### [DATA EXCERPT]
::::::::::

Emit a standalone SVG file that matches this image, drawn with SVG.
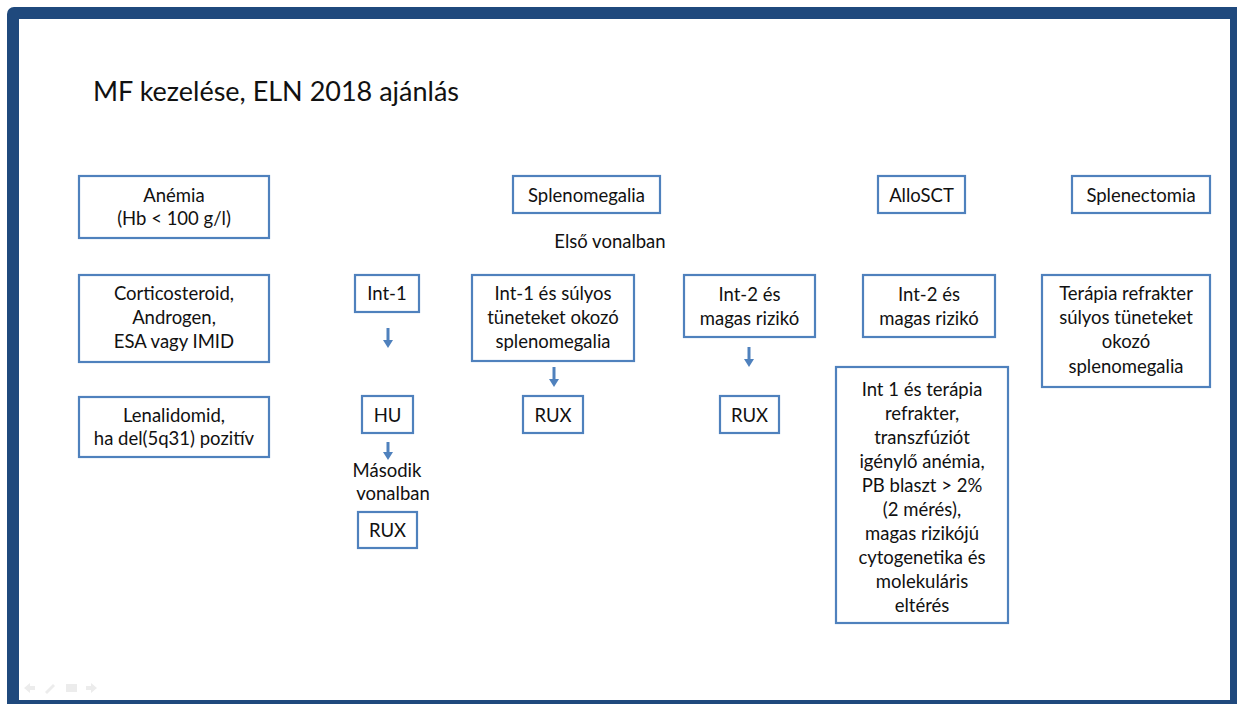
<svg xmlns="http://www.w3.org/2000/svg" width="1237" height="704" viewBox="0 0 1237 704">
<style>
.box{fill:#fff;stroke:#4F81BD;stroke-width:2.2}
.t{font-family:Lato,"Open Sans","Liberation Sans",sans-serif;font-size:18.5px;fill:#111;text-anchor:middle}
.title{font-family:Lato,"Open Sans","Liberation Sans",sans-serif;font-size:27px;fill:#111}
.arr{stroke:#4F81BD;stroke-width:3;fill:none;marker-end:url(#ah)}
</style>
<defs>
<marker id="ah" markerWidth="10" markerHeight="10" refX="1" refY="5" orient="auto" markerUnits="userSpaceOnUse">
<path d="M0,0 L8,5 L0,10 Z" fill="#4F81BD"/>
</marker>
</defs>
<rect x="7" y="7" width="1250" height="720" rx="7" fill="#1F497D"/>
<rect x="19" y="19" width="1211" height="681" fill="#fff"/>
<g id="icons" fill="#ececec">
<path d="M24,688 L30,683 L30,686 L35,686 L35,690 L30,690 L30,693 Z"/>
<path d="M45,692 L53,684 L55,686 L47,694 Z"/>
<rect x="66" y="684" width="11" height="8"/>
<path d="M97,688 L91,683 L91,686 L86,686 L86,690 L91,690 L91,693 Z"/>
</g>
<text class="title" x="93" y="101">MF kezelése, ELN 2018 ajánlás</text>
<g id="anemia"><rect class="box" x="79" y="176" width="190" height="62"/><text class="t" x="174" y="202">Anémia</text><text class="t" x="174" y="225">(Hb &lt; 100 g/l)</text></g>
<g id="cortico"><rect class="box" x="79" y="275" width="190" height="87"/><text class="t" x="174" y="300">Corticosteroid,</text><text class="t" x="174" y="324">Androgen,</text><text class="t" x="174" y="348">ESA vagy IMID</text></g>
<g id="lenalidomid"><rect class="box" x="79" y="397" width="190" height="60"/><text class="t" x="174" y="422">Lenalidomid,</text><text class="t" x="174" y="445">ha del(5q31) pozitív</text></g>
<g id="splenomegalia"><rect class="box" x="513" y="176" width="147" height="37"/><text class="t" x="586.5" y="202">Splenomegalia</text></g>
<g id="allosct"><rect class="box" x="878" y="176" width="87" height="37"/><text class="t" x="921.5" y="202">AlloSCT</text></g>
<g id="splenectomia"><rect class="box" x="1072" y="176" width="138" height="37"/><text class="t" x="1141" y="202">Splenectomia</text></g>
<g id="elso"><text class="t" x="610" y="248">Első vonalban</text></g>
<g id="int1"><rect class="box" x="355" y="275" width="64" height="37"/><text class="t" x="387" y="300">Int-1</text></g>
<g id="int1sulyos"><rect class="box" x="472" y="275" width="162" height="86"/><text class="t" x="553" y="300">Int-1 és súlyos</text><text class="t" x="553" y="324">tüneteket okozó</text><text class="t" x="553" y="348">splenomegalia</text></g>
<g id="int2a"><rect class="box" x="684" y="275" width="131" height="62"/><text class="t" x="749.5" y="301">Int-2 és</text><text class="t" x="749.5" y="325">magas rizikó</text></g>
<g id="int2b"><rect class="box" x="863" y="275" width="132" height="62"/><text class="t" x="929" y="301">Int-2 és</text><text class="t" x="929" y="325">magas rizikó</text></g>
<g id="terapia"><rect class="box" x="1042" y="275" width="168" height="112"/><text class="t" x="1126" y="300">Terápia refrakter</text><text class="t" x="1126" y="324">súlyos tüneteket</text><text class="t" x="1126" y="348">okozó</text><text class="t" x="1126" y="373">splenomegalia</text></g>
<g id="hu"><rect class="box" x="362" y="396" width="51" height="37"/><text class="t" x="387.5" y="422">HU</text></g>
<g id="rux1"><rect class="box" x="523" y="396" width="60" height="37"/><text class="t" x="553" y="422">RUX</text></g>
<g id="rux2"><rect class="box" x="720" y="396" width="59" height="37"/><text class="t" x="749.5" y="422">RUX</text></g>
<g id="masodik"><text class="t" x="387" y="477">Második</text><text class="t" x="393" y="500">vonalban</text></g>
<g id="rux3"><rect class="box" x="358" y="512" width="59" height="36"/><text class="t" x="387.5" y="537">RUX</text></g>
<g id="allo-crit"><rect class="box" x="836" y="367" width="172" height="256"/>
<text class="t" x="922" y="396">Int 1 és terápia</text>
<text class="t" x="922" y="420">refrakter,</text>
<text class="t" x="922" y="444">transzfúziót</text>
<text class="t" x="922" y="468">igénylő anémia,</text>
<text class="t" x="922" y="492">PB blaszt &gt; 2%</text>
<text class="t" x="922" y="516">(2 mérés),</text>
<text class="t" x="922" y="540">magas rizikójú</text>
<text class="t" x="922" y="564">cytogenetika és</text>
<text class="t" x="922" y="588">molekuláris</text>
<text class="t" x="922" y="612">eltérés</text>
</g>
<g id="connectors">
<line class="arr" x1="388" y1="328" x2="388" y2="341"/>
<line class="arr" x1="388" y1="442" x2="388" y2="453"/>
<line class="arr" x1="554" y1="367" x2="554" y2="380"/>
<line class="arr" x1="749" y1="347" x2="749" y2="360"/>
</g>
</svg>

::::::::::

### [REQUEST]
Give the material again exactly as it is, but keep the pictures out.

### [SOLUTION FOR THIS TASK]
Emit a standalone SVG file that matches this image, drawn with SVG.
<svg xmlns="http://www.w3.org/2000/svg" width="1237" height="704" viewBox="0 0 1237 704">
<style>
.box{fill:#fff;stroke:#4F81BD;stroke-width:2.2}
.t{font-family:Lato,"Open Sans","Liberation Sans",sans-serif;font-size:18.5px;fill:#111;text-anchor:middle}
.title{font-family:Lato,"Open Sans","Liberation Sans",sans-serif;font-size:27px;fill:#111}
.arr{stroke:#4F81BD;stroke-width:3;fill:none;marker-end:url(#ah)}
</style>
<defs>
<marker id="ah" markerWidth="10" markerHeight="10" refX="1" refY="5" orient="auto" markerUnits="userSpaceOnUse">
<path d="M0,0 L8,5 L0,10 Z" fill="#4F81BD"/>
</marker>
</defs>
<rect x="7" y="7" width="1250" height="720" rx="7" fill="#1F497D"/>
<rect x="19" y="19" width="1211" height="681" fill="#fff"/>
<g id="icons" fill="#ececec">
<path d="M24,688 L30,683 L30,686 L35,686 L35,690 L30,690 L30,693 Z"/>
<path d="M45,692 L53,684 L55,686 L47,694 Z"/>
<rect x="66" y="684" width="11" height="8"/>
<path d="M97,688 L91,683 L91,686 L86,686 L86,690 L91,690 L91,693 Z"/>
</g>
<text class="title" x="93" y="101">MF kezelése, ELN 2018 ajánlás</text>
<g id="anemia"><rect class="box" x="79" y="176" width="190" height="62"/><text class="t" x="174" y="202">Anémia</text><text class="t" x="174" y="225">(Hb &lt; 100 g/l)</text></g>
<g id="cortico"><rect class="box" x="79" y="275" width="190" height="87"/><text class="t" x="174" y="300">Corticosteroid,</text><text class="t" x="174" y="324">Androgen,</text><text class="t" x="174" y="348">ESA vagy IMID</text></g>
<g id="lenalidomid"><rect class="box" x="79" y="397" width="190" height="60"/><text class="t" x="174" y="422">Lenalidomid,</text><text class="t" x="174" y="445">ha del(5q31) pozitív</text></g>
<g id="splenomegalia"><rect class="box" x="513" y="176" width="147" height="37"/><text class="t" x="586.5" y="202">Splenomegalia</text></g>
<g id="allosct"><rect class="box" x="878" y="176" width="87" height="37"/><text class="t" x="921.5" y="202">AlloSCT</text></g>
<g id="splenectomia"><rect class="box" x="1072" y="176" width="138" height="37"/><text class="t" x="1141" y="202">Splenectomia</text></g>
<g id="elso"><text class="t" x="610" y="248">Első vonalban</text></g>
<g id="int1"><rect class="box" x="355" y="275" width="64" height="37"/><text class="t" x="387" y="300">Int-1</text></g>
<g id="int1sulyos"><rect class="box" x="472" y="275" width="162" height="86"/><text class="t" x="553" y="300">Int-1 és súlyos</text><text class="t" x="553" y="324">tüneteket okozó</text><text class="t" x="553" y="348">splenomegalia</text></g>
<g id="int2a"><rect class="box" x="684" y="275" width="131" height="62"/><text class="t" x="749.5" y="301">Int-2 és</text><text class="t" x="749.5" y="325">magas rizikó</text></g>
<g id="int2b"><rect class="box" x="863" y="275" width="132" height="62"/><text class="t" x="929" y="301">Int-2 és</text><text class="t" x="929" y="325">magas rizikó</text></g>
<g id="terapia"><rect class="box" x="1042" y="275" width="168" height="112"/><text class="t" x="1126" y="300">Terápia refrakter</text><text class="t" x="1126" y="324">súlyos tüneteket</text><text class="t" x="1126" y="348">okozó</text><text class="t" x="1126" y="373">splenomegalia</text></g>
<g id="hu"><rect class="box" x="362" y="396" width="51" height="37"/><text class="t" x="387.5" y="422">HU</text></g>
<g id="rux1"><rect class="box" x="523" y="396" width="60" height="37"/><text class="t" x="553" y="422">RUX</text></g>
<g id="rux2"><rect class="box" x="720" y="396" width="59" height="37"/><text class="t" x="749.5" y="422">RUX</text></g>
<g id="masodik"><text class="t" x="387" y="477">Második</text><text class="t" x="393" y="500">vonalban</text></g>
<g id="rux3"><rect class="box" x="358" y="512" width="59" height="36"/><text class="t" x="387.5" y="537">RUX</text></g>
<g id="allo-crit"><rect class="box" x="836" y="367" width="172" height="256"/>
<text class="t" x="922" y="396">Int 1 és terápia</text>
<text class="t" x="922" y="420">refrakter,</text>
<text class="t" x="922" y="444">transzfúziót</text>
<text class="t" x="922" y="468">igénylő anémia,</text>
<text class="t" x="922" y="492">PB blaszt &gt; 2%</text>
<text class="t" x="922" y="516">(2 mérés),</text>
<text class="t" x="922" y="540">magas rizikójú</text>
<text class="t" x="922" y="564">cytogenetika és</text>
<text class="t" x="922" y="588">molekuláris</text>
<text class="t" x="922" y="612">eltérés</text>
</g>
<g id="connectors">
<line class="arr" x1="388" y1="328" x2="388" y2="341"/>
<line class="arr" x1="388" y1="442" x2="388" y2="453"/>
<line class="arr" x1="554" y1="367" x2="554" y2="380"/>
<line class="arr" x1="749" y1="347" x2="749" y2="360"/>
</g>
</svg>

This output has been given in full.